This invention relates generally to roll neck bearing assemblies for rolls in rolling mills.
A well known example of this type of bearing assembly includes as an integral component a mechanical means for axially forcing the bearing assembly into and out of its operative position on the roll neck. The force exerting means consists of a nut mounted on an externally threaded ring. A separable subassembly consisting of a combination clamp ring and key is employed to detachably secure the threaded ring in a non-rotatable axially confined position on the roll neck. The nut is rotatable relative to the axially confined threaded ring and is engageable with other bearing parts. In other similar arrangements, the clamp ring and key are separate components.
Although these types of bearing assemblies have received worldwide acceptance throughout the rolling mill industry, experience has indicated that the clamp rings and keys sometimes present difficulties to maintenance personnel. More particularly, the clamp rings consist of two semi- circular pivotally interconnected ring segments. The key is received in mating keyways in the threaded ring and roll neck to rotatably fix the former relative to the latter. The ring segments are pivotally seated in a circular groove in the roll neck to provide an abutment cooperating with a shoulder on the roll neck to axially confine the threaded ring.

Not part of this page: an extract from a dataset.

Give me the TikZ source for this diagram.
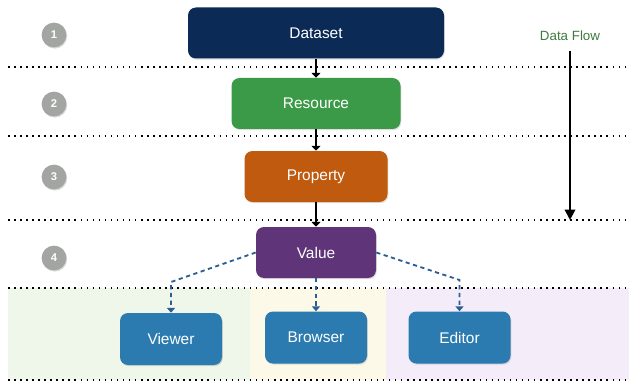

With large bearings, these clamp rings can weigh hundreds of pounds, thus requiring the need of a crane or other lifting device to install or remove them during the mounting or demounting procedures. Furthermore, depending on the orientation of the roll neck and bearing assembly, the semi-circular ring segments may at times exhibit a tendency to pivotally open under their own weight as the bearing assembly is in the process of being mounted on or removed from the roll neck. Mishaps can occur unless proper precautions are taken by maintenance personnel to prevent this from happening. Also, when separated from the roll neck and bearing assembly, the clamp ring and key subassembly can be damaged by mishandling, and it is also vulnerable to being contaminated by dirt, mill scale, etc. This further complicates the task of maintenance personnel.
In another known type of rolling mill roll neck bearing assembly; the integral force exerting means consists of a hydraulically actuated piston-cylinder unit cooperating in conjunction with a manually rotatable locknut. The force exerting means is detachably secured to the roll neck by means of a bayonet-type connection. Such bearing assemblies are prohibitively expensive because of their more complicated design, which includes a greater number of precision machined components. Moreover, the mounting and demounting of such bearing assemblies requires separate hydraulic pump/reservoir units, which further adds to overall costs. Also, the operating costs of such bearing assemblies is increased by the need to maintain hydraulic seals, pumps etc. In addition, the procedures involved in mounting and demounting such bearing assemblies are complicated, due in part to the need for precise positioning and alignment of the bayonet components prior to mounting and demounting.
Still another known type of roll neck bearing assembly employs a separate force exerting means which consists of a nut threaded on a ring, the latter being detachably connected to the roll neck by a bayonet-type mechanism. A number of difficulties are also associated with this type of arrangement. For example, the bayonet mechanism again lacks self alignment features, and thus considerable time and attention is required when coupling and uncoupling its components. Also, the bearing assembly and force exerting means are mounted on and removed from the roll neck separately from each other. This greatly complicates the tack of maintenance personnel, particularly since each such component requires the use of overhead cranes or the like.